#### [Problem]
Take the lines from the top down to and including the one with "function pairs(xs, ys)" and repeat them exactly. Omit images.

#### [Collected data]
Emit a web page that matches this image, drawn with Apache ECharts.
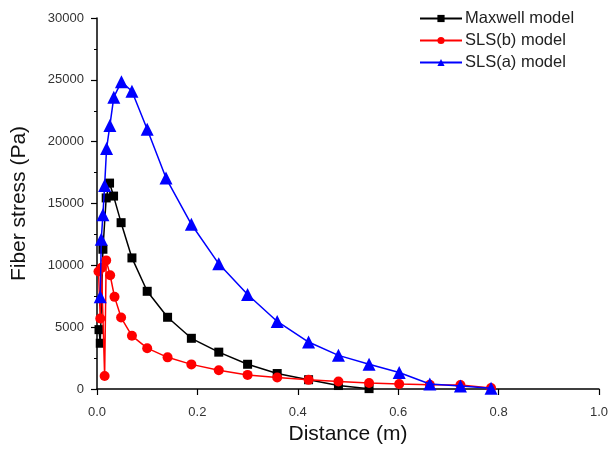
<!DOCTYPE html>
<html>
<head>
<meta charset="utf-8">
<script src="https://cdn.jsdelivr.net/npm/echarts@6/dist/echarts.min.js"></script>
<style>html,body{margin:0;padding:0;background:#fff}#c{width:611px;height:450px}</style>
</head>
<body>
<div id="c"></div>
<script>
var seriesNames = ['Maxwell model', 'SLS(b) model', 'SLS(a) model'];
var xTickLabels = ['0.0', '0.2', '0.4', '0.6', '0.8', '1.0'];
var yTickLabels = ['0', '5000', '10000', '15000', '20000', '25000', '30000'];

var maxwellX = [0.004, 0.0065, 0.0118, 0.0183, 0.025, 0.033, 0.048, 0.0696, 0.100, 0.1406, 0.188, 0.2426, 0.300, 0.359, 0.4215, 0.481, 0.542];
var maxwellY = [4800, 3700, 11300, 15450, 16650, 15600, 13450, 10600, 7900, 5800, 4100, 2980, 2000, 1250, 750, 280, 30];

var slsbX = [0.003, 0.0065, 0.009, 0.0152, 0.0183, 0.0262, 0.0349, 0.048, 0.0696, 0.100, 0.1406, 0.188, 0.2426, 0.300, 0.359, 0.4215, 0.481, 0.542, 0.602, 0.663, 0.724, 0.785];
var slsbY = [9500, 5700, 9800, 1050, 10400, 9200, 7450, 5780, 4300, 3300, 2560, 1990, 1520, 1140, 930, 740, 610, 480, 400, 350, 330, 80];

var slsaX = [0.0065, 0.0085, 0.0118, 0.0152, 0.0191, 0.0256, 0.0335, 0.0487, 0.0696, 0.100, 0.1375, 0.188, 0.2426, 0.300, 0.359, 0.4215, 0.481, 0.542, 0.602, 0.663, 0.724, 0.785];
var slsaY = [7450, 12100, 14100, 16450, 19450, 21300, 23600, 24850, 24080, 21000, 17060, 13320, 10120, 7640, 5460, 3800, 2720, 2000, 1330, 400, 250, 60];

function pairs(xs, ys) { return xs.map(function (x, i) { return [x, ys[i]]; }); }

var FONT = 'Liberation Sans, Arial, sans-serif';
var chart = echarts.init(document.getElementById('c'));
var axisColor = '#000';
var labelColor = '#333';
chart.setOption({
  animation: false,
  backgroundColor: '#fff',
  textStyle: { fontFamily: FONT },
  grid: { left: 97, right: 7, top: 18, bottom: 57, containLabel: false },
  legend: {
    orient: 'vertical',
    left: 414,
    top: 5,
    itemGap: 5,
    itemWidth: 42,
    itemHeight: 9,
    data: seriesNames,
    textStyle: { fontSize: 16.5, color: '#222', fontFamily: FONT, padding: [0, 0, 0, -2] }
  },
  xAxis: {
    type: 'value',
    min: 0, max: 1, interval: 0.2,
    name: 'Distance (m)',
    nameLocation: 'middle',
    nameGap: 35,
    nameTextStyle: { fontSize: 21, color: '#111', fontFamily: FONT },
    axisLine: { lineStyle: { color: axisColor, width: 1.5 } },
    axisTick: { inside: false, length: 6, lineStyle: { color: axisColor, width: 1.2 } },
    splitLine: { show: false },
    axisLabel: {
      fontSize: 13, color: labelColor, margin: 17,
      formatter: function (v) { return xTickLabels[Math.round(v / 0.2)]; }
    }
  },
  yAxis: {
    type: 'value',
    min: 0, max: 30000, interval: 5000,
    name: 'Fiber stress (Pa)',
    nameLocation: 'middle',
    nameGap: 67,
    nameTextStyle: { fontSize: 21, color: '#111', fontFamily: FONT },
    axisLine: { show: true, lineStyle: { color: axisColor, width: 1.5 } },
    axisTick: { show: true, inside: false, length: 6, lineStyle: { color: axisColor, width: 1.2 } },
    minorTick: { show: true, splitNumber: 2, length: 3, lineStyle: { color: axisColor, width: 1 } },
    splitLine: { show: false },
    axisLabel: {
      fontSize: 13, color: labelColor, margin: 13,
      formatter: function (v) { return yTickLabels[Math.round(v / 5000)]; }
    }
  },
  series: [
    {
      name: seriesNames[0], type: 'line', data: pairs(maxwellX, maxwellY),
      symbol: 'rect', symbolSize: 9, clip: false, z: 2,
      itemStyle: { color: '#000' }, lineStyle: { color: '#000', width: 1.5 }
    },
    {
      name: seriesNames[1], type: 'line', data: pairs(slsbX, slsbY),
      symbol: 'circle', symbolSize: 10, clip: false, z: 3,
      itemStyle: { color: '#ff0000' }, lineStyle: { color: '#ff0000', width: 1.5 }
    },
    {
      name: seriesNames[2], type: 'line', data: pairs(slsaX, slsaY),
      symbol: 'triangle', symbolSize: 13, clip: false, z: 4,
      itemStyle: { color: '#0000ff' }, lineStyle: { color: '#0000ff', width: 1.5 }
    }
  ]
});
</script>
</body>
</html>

#### [Correct output]
Emit a web page that matches this image, drawn with Apache ECharts.
<!DOCTYPE html>
<html>
<head>
<meta charset="utf-8">
<script src="https://cdn.jsdelivr.net/npm/echarts@6/dist/echarts.min.js"></script>
<style>html,body{margin:0;padding:0;background:#fff}#c{width:611px;height:450px}</style>
</head>
<body>
<div id="c"></div>
<script>
var seriesNames = ['Maxwell model', 'SLS(b) model', 'SLS(a) model'];
var xTickLabels = ['0.0', '0.2', '0.4', '0.6', '0.8', '1.0'];
var yTickLabels = ['0', '5000', '10000', '15000', '20000', '25000', '30000'];

var maxwellX = [0.004, 0.0065, 0.0118, 0.0183, 0.025, 0.033, 0.048, 0.0696, 0.100, 0.1406, 0.188, 0.2426, 0.300, 0.359, 0.4215, 0.481, 0.542];
var maxwellY = [4800, 3700, 11300, 15450, 16650, 15600, 13450, 10600, 7900, 5800, 4100, 2980, 2000, 1250, 750, 280, 30];

var slsbX = [0.003, 0.0065, 0.009, 0.0152, 0.0183, 0.0262, 0.0349, 0.048, 0.0696, 0.100, 0.1406, 0.188, 0.2426, 0.300, 0.359, 0.4215, 0.481, 0.542, 0.602, 0.663, 0.724, 0.785];
var slsbY = [9500, 5700, 9800, 1050, 10400, 9200, 7450, 5780, 4300, 3300, 2560, 1990, 1520, 1140, 930, 740, 610, 480, 400, 350, 330, 80];

var slsaX = [0.0065, 0.0085, 0.0118, 0.0152, 0.0191, 0.0256, 0.0335, 0.0487, 0.0696, 0.100, 0.1375, 0.188, 0.2426, 0.300, 0.359, 0.4215, 0.481, 0.542, 0.602, 0.663, 0.724, 0.785];
var slsaY = [7450, 12100, 14100, 16450, 19450, 21300, 23600, 24850, 24080, 21000, 17060, 13320, 10120, 7640, 5460, 3800, 2720, 2000, 1330, 400, 250, 60];

function pairs(xs, ys) { return xs.map(function (x, i) { return [x, ys[i]]; }); }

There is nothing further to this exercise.